None of these experiences really mean anything, exactly. I’d forgotten about many of them until a family member or friend or object reminded me. They just have me thinking and feeling my way through what it means to exist in time, sensing the textures or afterimages of the past now. I don’t have anything particularly interesting to say about memory or distance – just small musings, photo caption sized, on my idiosyncratic experiences with feeling the past in the present. (If I’m doing anything in this post, I suppose it’s trying to write my way into a coherent reflection on thoughts I keep having about interfacing with the world through this body I live in. Idiosyncrasy: etymon Hellenistic Greek ἰδιοσυγκρασία, peculiar temperament or habit of body.)
West Branch, Iowa, where I played basketball, set a conference record in track, attended some kind of Raggedy Ann convention (?) with my best friend, felt alienated, ate ice cream, reconnected with family, felt nostalgia for pasts I didn’t experience…
Somewhere off I-80, an exit I took often after transferring to a new school.
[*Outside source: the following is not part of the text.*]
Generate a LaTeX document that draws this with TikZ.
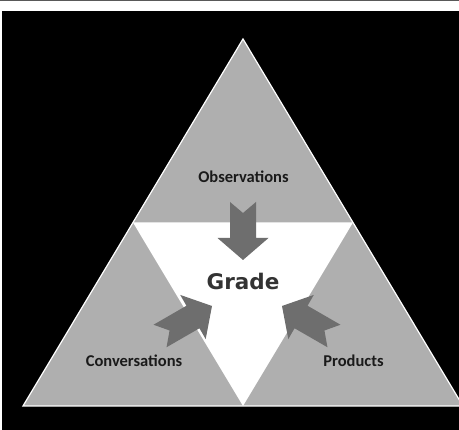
\documentclass[tikz,border=0pt]{standalone}
\usepackage{fontspec}
\setmainfont{Carlito}
\newfontfamily\gradefont{DejaVu Sans}
\definecolor{tri}{HTML}{AFAFAF}
\definecolor{arr}{HTML}{6E6E6E}
\definecolor{lbl}{HTML}{1A1A1A}
\definecolor{grd}{HTML}{333333}
\begin{document}
\begin{tikzpicture}[x=1pt,y=1pt,
  lab/.style={font=\bfseries\fontsize{16.5}{19}\selectfont, text=lbl, inner sep=0pt},
  gradelab/.style={font=\gradefont\bfseries\fontsize{21.5}{26}\selectfont, text=grd, inner sep=0pt},
  blockarrow/.style={fill=arr}]
\useasboundingbox (0,0) rectangle (459,430);
\fill[white] (0,0) rectangle (459,430);
\draw[black!65, line width=1pt] (0,429.5) -- (459,429.5);
\fill[black] (2,0) rectangle (459,419);
\begin{scope}
  \clip (2,0) rectangle (459,419);
  \filldraw[fill=tri, draw=white, line width=1.2pt] (243,391) -- (23,24) -- (463,24) -- cycle;
  \fill[white] (133,207.5) -- (353,207.5) -- (243,24) -- cycle;
\end{scope}
% block arrows (tip at origin, pointing along +x)
\begin{scope}[shift={(243,170)}, rotate=-90]
  \fill[blockarrow] (0,0) -- (-22,25.5) -- (-22,13) -- (-58,13) -- (-47,0) -- (-58,-13) -- (-22,-13) -- (-22,-25.5) -- cycle;
\end{scope}
\begin{scope}[shift={(212,124)}, rotate=30]
  \fill[blockarrow] (0,0) -- (-22,25.5) -- (-22,13) -- (-60,13) -- (-49,0) -- (-60,-13) -- (-22,-13) -- (-22,-25.5) -- cycle;
\end{scope}
\begin{scope}[shift={(282,124)}, rotate=150]
  \fill[blockarrow] (0,0) -- (-22,25.5) -- (-22,13) -- (-60,13) -- (-49,0) -- (-60,-13) -- (-22,-13) -- (-22,-25.5) -- cycle;
\end{scope}
\node[lab] (obs) at (243.5,253) {Observations};
\node[lab] (conv) at (134,69) {Conversations};
\node[lab] (prod) at (353.5,69) {Products};
\node[gradelab] (grade) at (243,149) {Grade};
\end{tikzpicture}
\end{document}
I took this photo during a trip home after I moved away because I thought it captured the gorgeousness and the sadness of places like the place I’m from.
I don’t even know where to start with Boston, the bike path along the Charles…
…the Somerville apartments and porches and bars, all the places where my twenties happened, where I rearranged myself and was rearranged.
Going back to Princeton is like prodding a bruise. It’s deeply painful and I can’t seem to stop doing it. Walking through this town feels like swimming in a sea of trauma and love and excitement and disappointment and depression and exhilaration and self-hatred and triumph and shame and discovery. It’s a horrible place and I’m sure I’ll be back.
Penn Station is a weird comforting minefield to me (yes I know that doesn’t make any sense). The fact that tasti D.lite still exists is as soothing as it is baffling.
Estes Park then…
… and Estes Park now. I had the rare experience of recovering a small forgotten memory here: watching hummingbirds at a cabin we rented when I was a child. I also got to have my breath taken away by the view at the end of a hike. My childhood and adolescence were punctuated by moments like that – actually gasping out loud at the beauty of the natural world. I didn’t realize how disconnected I’d become from those experiences or how much I missed them.
Nostalgia is a trap that I’m particularly susceptible to, and I like to try to guard against it. But going back to these places now, feeling the old feelings layered underneath new ones, felt more like a springboard than a snare. I don’t know if I’m capable of anything like re-enchantment after the disillusionments of living in the world for any length of time, but this trip was at least an experience of reconnection and renewed appreciation for me. I am grateful to be in this body, in this world, with the people who are my people, whether I chose them or not. I’m grateful I feel sensations and emotions as strongly as I do. I’m grateful to be able to appreciate how mixed up painful and joyful experiences and sensations and emotions are and have to be.
I haven’t felt like I’ve had much space this year to dream, or to experience joy, or even to feel much gratitude, in spite of everything I’m lucky to have. The hostility of our species just keeps getting foregrounded in a way that’s shut down parts of me. Reencountering old emotional fields like these helped to wake them up a little.
If June was about feeling the presence of the past now, July promises to be an exercise in projecting the past into the future. I’m looking forward to making it new.